The Reformation and its concomitant suspicion and rejection of religious art and images led to the Council of Trent’s ‘Decree On Sacred Images’ which upheld the importance of religious art. In particular the Catholic Church believed in the value of religious paintings as educational tools, particularly for those who could not read or write. They also regarded saints as important role models who could inspire and educate their flock.
As a result, the representation of saints in art was encouraged. Caravaggio and Annibale Carracci, who were working in Rome at the beginning of the seventeenth century, and were close to the papal hierarchy, were the main protagonists of the new style. The artists represented in this exhibition directly reflect the artistic inheritance left in their wake.

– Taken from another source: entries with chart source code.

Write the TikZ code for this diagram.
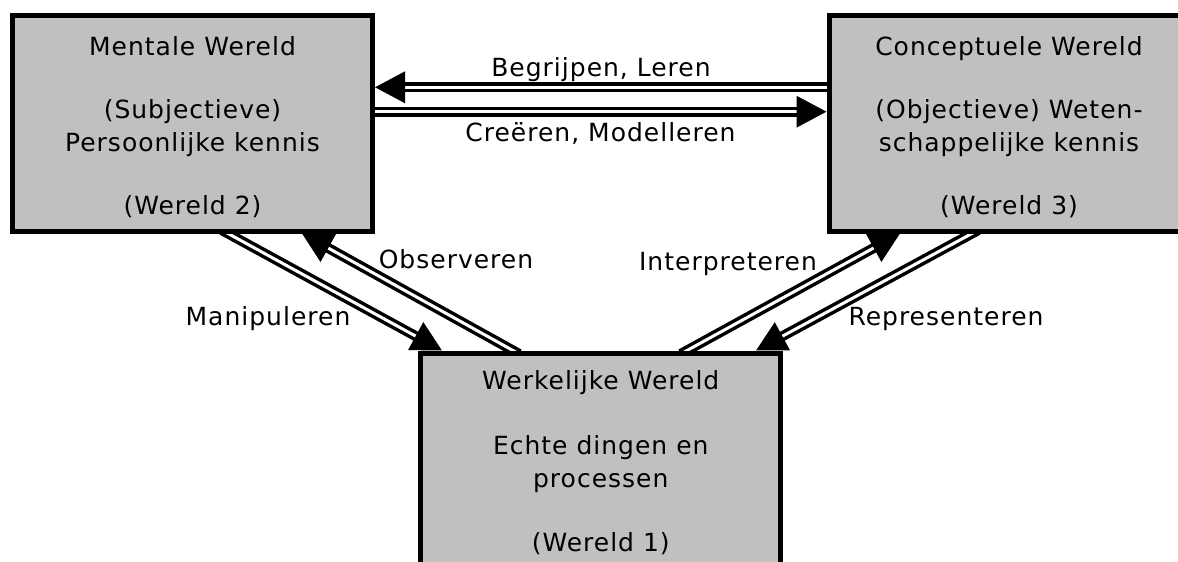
\documentclass[tikz,border=0pt]{standalone}
\usepackage{fontspec}
\setmainfont{DejaVu Sans}[LetterSpace=4]
\usepackage{tikz}
\usetikzlibrary{arrows.meta, backgrounds}
\definecolor{worldgray}{RGB}{192,192,192}

\begin{document}
\begin{tikzpicture}[x=1pt, y=-1pt,
    world/.style={draw, fill=worldgray, line width=5pt, minimum width=360pt,
                  minimum height=216pt, inner sep=0pt, align=center},
    flow/.style={draw, double, double distance=3pt, line width=3.5pt,
                 -{Triangle[length=30pt, width=31pt]}, shorten <=-7pt},
    lbl/.style={anchor=base}]
\fontsize{25}{33}\selectfont
\useasboundingbox (0, 0) rectangle (1178, 562);
\clip (0, 0) rectangle (1178, 562);
        % Draw the worlds
        \node[world] at (192.5, 123) (mental)  {\rule{0pt}{27pt}Mentale Wereld\\[30pt]
            (Subjectieve)\\Persoonlijke kennis\\[30pt](Wereld 2)};
        \node[world] at (1009, 123)  (concept) {\rule{0pt}{27pt}Conceptuele Wereld\\[30pt]
            (Objectieve) Weten-\\schappelijke kennis\\[30pt](Wereld 3)};
        \node[world] at (600.75, 461) (real)   {\rule{0pt}{22pt}Werkelijke Wereld\\[32pt]
            Echte dingen en\\processen\\[31pt](Wereld 1)};
        % Connect the worlds with double arrows
        \begin{scope}[on background layer]
        \draw[flow] ([yshift=35.7pt]concept.west) -- ([yshift=35.7pt]mental.east);
        \draw[flow] ([yshift=11.3pt]mental.east)  -- ([yshift=11.3pt]concept.west);
        \draw[flow] ([xshift=35.5pt]mental.south)  -- ([xshift=-158.75pt]real.north);
        \draw[flow] ([xshift=-87.75pt]real.north)  -- ([xshift=109.5pt]mental.south);
        \draw[flow] ([xshift=86.25pt]real.north)   -- ([xshift=-109pt]concept.south);
        \draw[flow] ([xshift=-37pt]concept.south)  -- ([xshift=155.25pt]real.north);
        \end{scope}
        % Labels
        \node[lbl] at (601, 76.7)   (begrijpen)     {Begrijpen, Leren};
        \node[lbl] at (600.5, 141.7) (creeren)      {Creëren, Modelleren};
        \node[lbl] at (456, 268)    (observeren)    {Observeren};
        \node[lbl] at (268, 325)    (manipuleren)   {Manipuleren};
        \node[lbl] at (728, 270)    (interpreteren) {Interpreteren};
        \node[lbl] at (946, 325)    (representeren) {Representeren};
\end{tikzpicture}
\end{document}
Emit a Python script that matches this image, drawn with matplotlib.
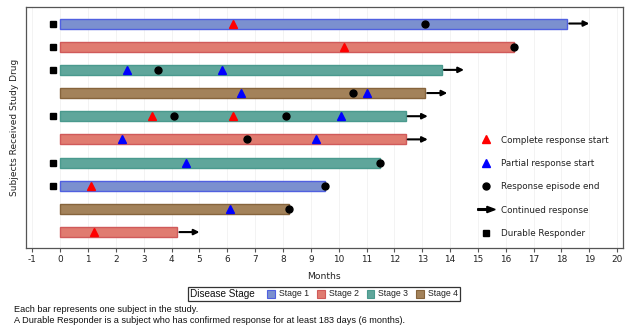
import matplotlib
matplotlib.use('Agg')
import matplotlib.pyplot as plt
import matplotlib.patches as mpatches
import numpy as np
from matplotlib.lines import Line2D
from matplotlib.legend_handler import HandlerPatch
from matplotlib.offsetbox import TextArea, DrawingArea, HPacker, AnchoredOffsetbox

# --- Data (one entry per subject, top to bottom) ---
stage = [1, 2, 3, 4, 3, 2, 3, 1, 4, 2]
duration = [18.2, 16.3, 13.7, 13.1, 12.4, 12.4, 11.5, 9.5, 8.2, 4.2]
cr_start = [[6.2], [10.2], [], [], [3.3, 6.2], [], [], [1.1], [], [1.2]]
pr_start = [[], [], [2.4, 5.8], [6.5, 11.0], [10.1], [2.2, 9.2], [4.5], [], [6.1], []]
resp_end = [[13.1], [16.3], [3.5], [10.5], [4.1, 8.1], [6.7], [11.5], [9.5], [8.2], []]
continued = [True, False, True, True, True, True, False, False, False, True]
durable = [True, True, True, False, True, False, True, True, False, False]

stage_labels = ['Stage 1', 'Stage 2', 'Stage 3', 'Stage 4']
x_ticks = list(range(-1, 21))

# --- Styles ---
stage_fill = {1: '#7b90cf', 2: '#e07b70', 3: '#5fa69b', 4: '#a3825a'}
stage_edge = {1: '#5060e0', 2: '#d05a5a', 3: '#4a9a8e', 4: '#86643c'}
DURABLE_X = -0.25

fig = plt.figure(figsize=(6.29, 3.28), dpi=100)
ax = fig.add_axes([26 / 629, 1 - 248.3 / 328, (622.7 - 26) / 629, (248.3 - 7.3) / 328])

rows = np.arange(1, len(duration) + 1)

# vertical grid, very faint
for t in x_ticks:
    ax.axvline(t, color='#f1f1f1', lw=0.6, zorder=0)

# --- Bars ---
ax.barh(rows, duration, left=0, height=0.43,
        color=[stage_fill[s] for s in stage],
        edgecolor=[stage_edge[s] for s in stage], linewidth=1, zorder=2)

# --- Events ---
for i, y in enumerate(rows):
    for x in cr_start[i]:
        ax.plot(x, y, marker='^', color='red', ms=5.5, ls='none', zorder=4)
    for x in pr_start[i]:
        ax.plot(x, y, marker='^', color='blue', ms=5.5, ls='none', zorder=4)
    for x in resp_end[i]:
        ax.plot(x, y, marker='o', color='black', ms=5, ls='none', zorder=4)
    if continued[i]:
        ax.annotate('', xy=(duration[i] + 0.8, y), xytext=(duration[i] + 0.08, y),
                    arrowprops=dict(arrowstyle='-|>', color='black', lw=1.5,
                                    mutation_scale=8, shrinkA=0, shrinkB=0),
                    zorder=4)
    if durable[i]:
        ax.plot(DURABLE_X, y, marker='s', color='black', ms=5, ls='none', zorder=4)

# --- Axes ---
ax.set_xlim(-1.23, 20.2)
ax.set_ylim(10.7, 0.3)
ax.set_xticks(x_ticks)
ax.set_xticklabels([str(t) for t in x_ticks], fontsize=6.4)
ax.set_yticks([])
ax.tick_params(axis='x', length=3, width=0.8, pad=2, color='#555555', labelcolor='#222222')
for sp in ax.spines.values():
    sp.set_color('#555555')
    sp.set_linewidth(0.9)
ax.set_xlabel('Months', fontsize=6.6, color='#222222')
ax.xaxis.set_label_coords(0.5, -0.098)
ax.set_ylabel('Subjects Received Study Drug', fontsize=6.5, color='#222222')
ax.yaxis.set_label_coords(-0.012, 0.5)


# --- Event legend inside the plot ---
def make_arrow(legend, orig_handle, xdescent, ydescent, width, height, fontsize):
    return mpatches.FancyArrow(0, height / 2, width, 0, width=1.2, head_width=4.5,
                               head_length=6, length_includes_head=True, color='black')


arrow_handle = mpatches.Patch(color='black')
handles = [
    Line2D([], [], marker='^', color='red', ls='none', ms=5.5),
    Line2D([], [], marker='^', color='blue', ls='none', ms=5.5),
    Line2D([], [], marker='o', color='black', ls='none', ms=5),
    arrow_handle,
    Line2D([], [], marker='s', color='black', ls='none', ms=5),
]
labels = ['Complete response start', 'Partial response start', 'Response episode end',
          'Continued response', 'Durable Responder']
leg = ax.legend(handles, labels, loc='upper left', bbox_to_anchor=(0.757, 0.468),
                frameon=False, fontsize=6.3, handlelength=2.0, handletextpad=0.7,
                labelspacing=1.64, borderpad=0, borderaxespad=0,
                handler_map={arrow_handle: HandlerPatch(patch_func=make_arrow)})
for t in leg.get_texts():
    t.set_color('#222222')

# --- Disease stage legend below ---
items = []
for k, lab in enumerate(stage_labels, start=1):
    da = DrawingArea(5.5, 5.5, 0, 0)
    da.add_artist(mpatches.Rectangle((0, 0), 5.5, 5.5, facecolor=stage_fill[k],
                                     edgecolor=stage_edge[k], linewidth=0.8))
    items.append(HPacker(children=[da, TextArea(lab, textprops=dict(fontsize=6.3, family='Liberation Sans', color='#222222'))],
                         sep=3, align='center', pad=0))
stage_box = HPacker(children=items, sep=5.5, align='center', pad=0)
title = TextArea('Disease Stage', textprops=dict(fontsize=7.2, family='Liberation Sans', color='#111111'))
full = HPacker(children=[title, stage_box], sep=9, align='center', pad=0)
anch = AnchoredOffsetbox(loc='center', child=full, pad=0.15, frameon=True, borderpad=0,
                         bbox_to_anchor=(324 / 629, 1 - 293.8 / 328),
                         bbox_transform=fig.transFigure)
anch.patch.set_edgecolor('#333333')
anch.patch.set_linewidth(0.9)
anch.patch.set_boxstyle('square', pad=0)
fig.add_artist(anch)

# --- Footnotes ---
fig.text(14 / 629, 1 - 309.3 / 328, 'Each bar represents one subject in the study.',
         fontsize=6.6, family='Liberation Sans', va='center', color='#111111')
fig.text(14 / 629, 1 - 320.3 / 328,
         'A Durable Responder is a subject who has confirmed response for at least 183 days (6 months).',
         fontsize=6.6, family='Liberation Sans', va='center', color='#111111')

fig.savefig('out.png', dpi=100)
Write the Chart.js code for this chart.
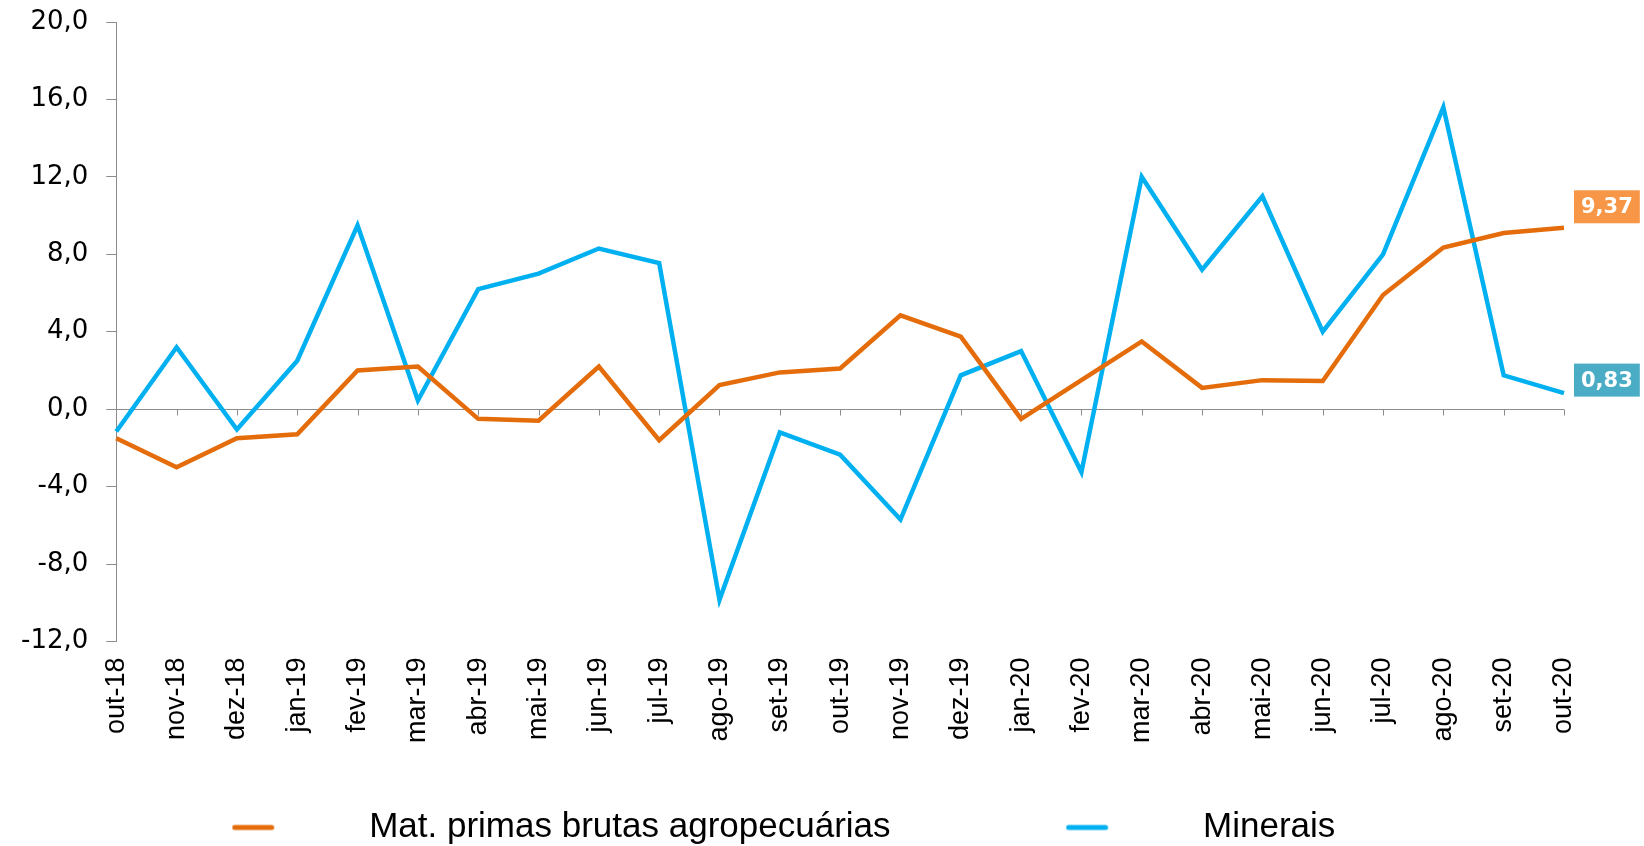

The exhibition also demonstrates the impact on art of St. Ignatius Loyola, founder of the Jesuit order. Whilst he himself was not a direct promoter of the arts, he wrote his now famous Spiritual Exercises in the early 1520s. In it he encouraged the reader to use their imagination during their prayerful mediation of Gospel scenes, employing all of the senses. This method lent itself very well to artistic representation and the current exhibition draws on the Gallery’s collection of Italian, Spanish and Flemish artists, among them, Giordano, Mattia Preti, Jacob Jordaens, Guercino and Domenichino.
The exhibition also has on display a 1676 edition of the Spiritual Exercises, illustrated and opened on a page which features a drawing of Christ’s meeting with Mary Magdalene in the garden. He is holding a spade! It’s on loan from the Jesuit library in Milltown Park, along with another book by Jesuit Jerome Nadal, a companion of Ignatius of Loyola. This work contains 153 detailed and beautiful engravings of gospel scenes and is opened at the scene of the taking of Christ in the garden of Gethsemane.
They are accompanied by two other books, both on loan from Marsh’s Library in Dublin. The Book of Saints was written by Jesuits as an antidote to the proliferation of legendary and apocryphal tales attaching to purported saints. Its aim was to set the record straight regarding bona fide saints and was used widely by artists since it was first published in 1643. On display is a 1643 and 1685 edition of the books which, according to Audrey Nicholls, were of very high academic quality.
‘Passion and Persuasion’ has been running in room 7 of the National Galley of Ireland since 11 February. The response from the public to it and a series of lectures and workshops organised along with it, has exceeded all expectations. It remains open until 31May. Admission is free and all are welcome. For those who can’t get there the virtual aural tour above, with its many allusions to St Ignatius and the Jesuits is a real treat. It is also a helpful guide to those hoping to attend the event.